Note 1: Homer, Odyssey, 4.227.


Letter 147 (146): Congratulation to a novice

To Joannes

I think you are a happy man beyond all power of expression, inasmuch as you have left us, poor wretches. 'wandering in the darkened meadow of Ate',[1] tossed about as we are amidst earthly thoughts. While still alive you have raised yourself above these, and have entered into the happy life, unless your friend Ganus -in speaking of you and in conveying your messages to us- thinks it incumbent upon him to utter a bit of falsehood as well, for goodwill has a dreadful way of concealing the truth.

This very Ganus tells us then that you are living in a monastery, and that if you ever come into town, it is only to consult books, and so much of their contents as pertains to theology. He also says that you were wearing the coarse, dark mantle. The mantle would lose nothing from being white, for what is clear and luminous to the eyes, would be better suited to the pure character. But if you have given your approval to the dark one out of zeal for any who assumed it before you, I give mine to all that is undertaken from a divine motive. For the motive of an action justifies the doer of it, and it is in the intention that virtue resides.

I congratulate you, therefore, on having achieved offhand the end that we have long been hammering at with great difficulty. Pray with us, that we also may reach it. May we derive some benefit from the thought that we have devoted to philosophy, and may we not have passed our lives over books in vain!

Note 1: Empedocles, fragment 121.


Letter 148: The Good Life

To Olympius

I have neglected the duty to pay tribute, but what could I do? Not one of the Greeks settled in Libya is willing to dispatch merchantmen to your sea. At the same time I release you from your contribution, for Syrians never take the trouble to call at the ports of the Cyrenaica, and if one did by chance come, I should never know of it.

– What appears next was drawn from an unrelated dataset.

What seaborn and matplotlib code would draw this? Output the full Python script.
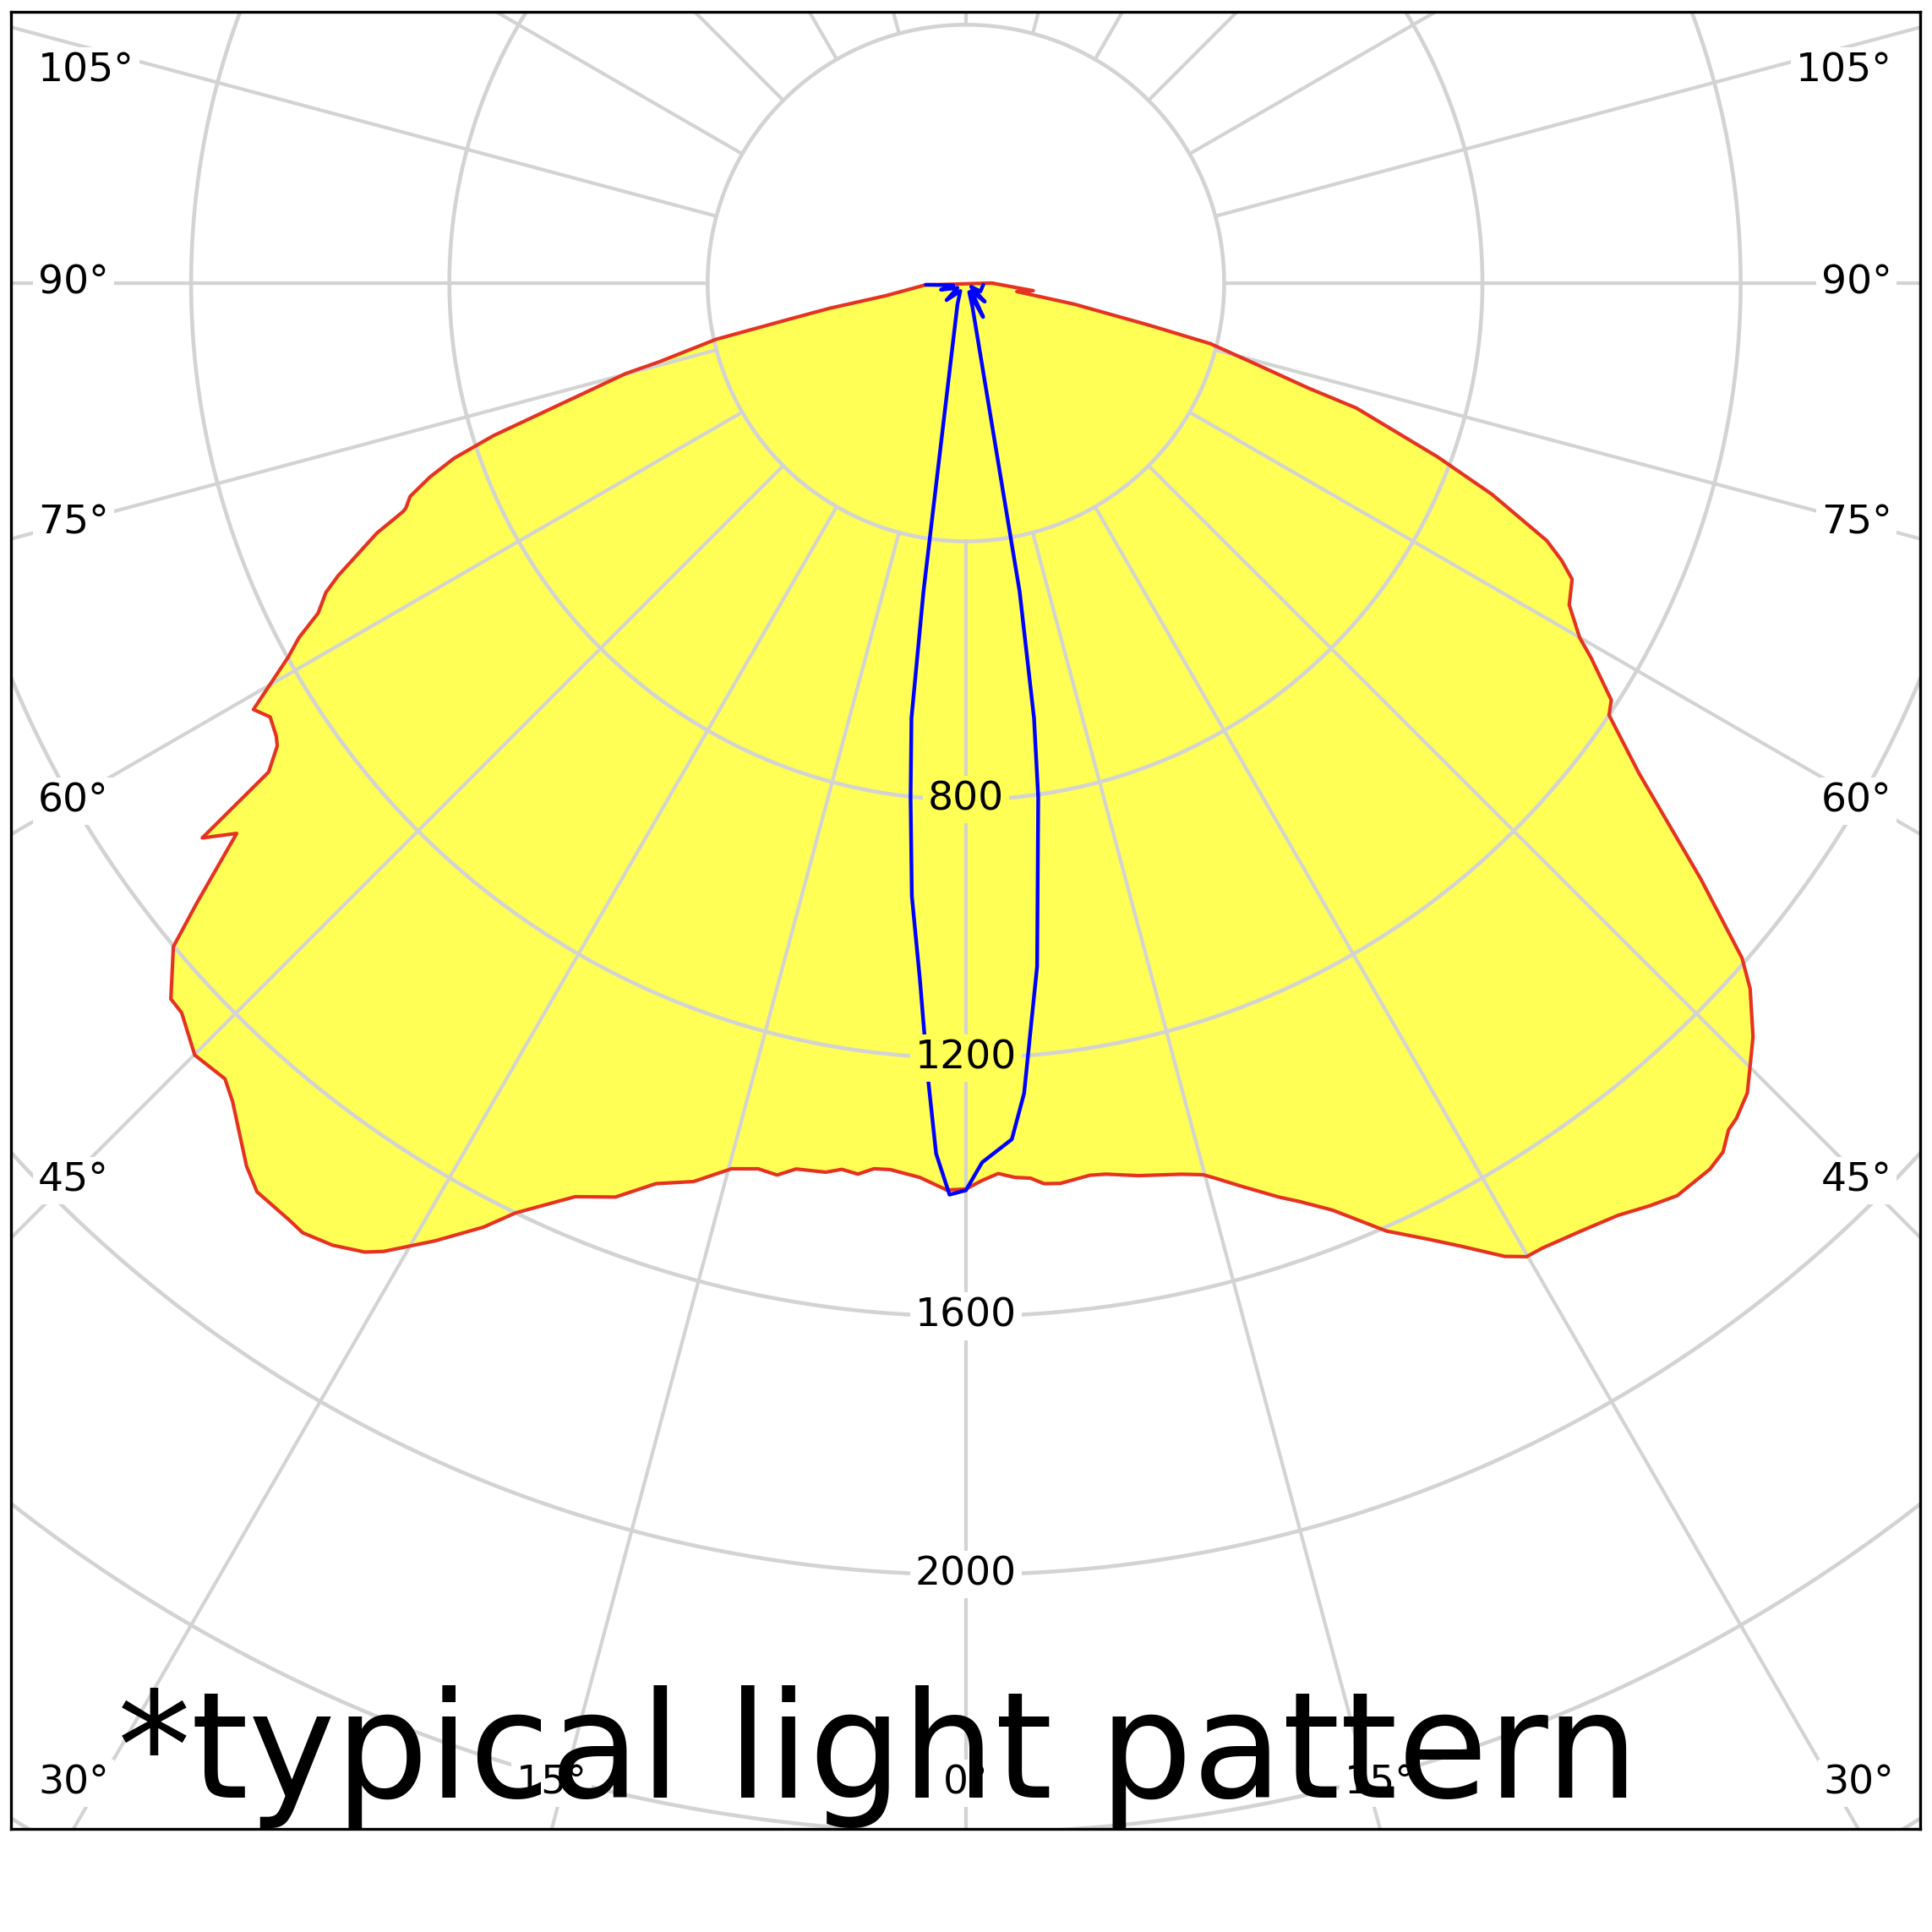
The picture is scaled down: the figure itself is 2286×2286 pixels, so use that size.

As a matter of fact, I do not live near the sea, and I rarely come to the harbor. I have moved up country to the southern extremity of the Cyrenaica, and my neighbors are such men as Odysseus was in quest of, when he steered from Ithaca, to appease the wrath of Poseidon, in obedience of the oracle:

Men, who know not of the sea, nor eat food mixed with salt.

But do not think that I am exaggerating when I say that people here do not take to the sea, even for the purpose of getting their salt, nor yet suppose that thus they eat their meat and cakes unsalted. We have, I swear by holy Hestia, at a distance to the south less than that which separates us from the sea to the north, a native salt which comes from the earth and which we call Ammon's salt. It collects under a scab, as it were, of crumbling stone, and when this scab, which conceals it, has been removed, it is easy enough to scoop out the depths with one's hand or with a shovel, and the lumps that you may take up in this manner are salt, pleasant both to look at and to taste.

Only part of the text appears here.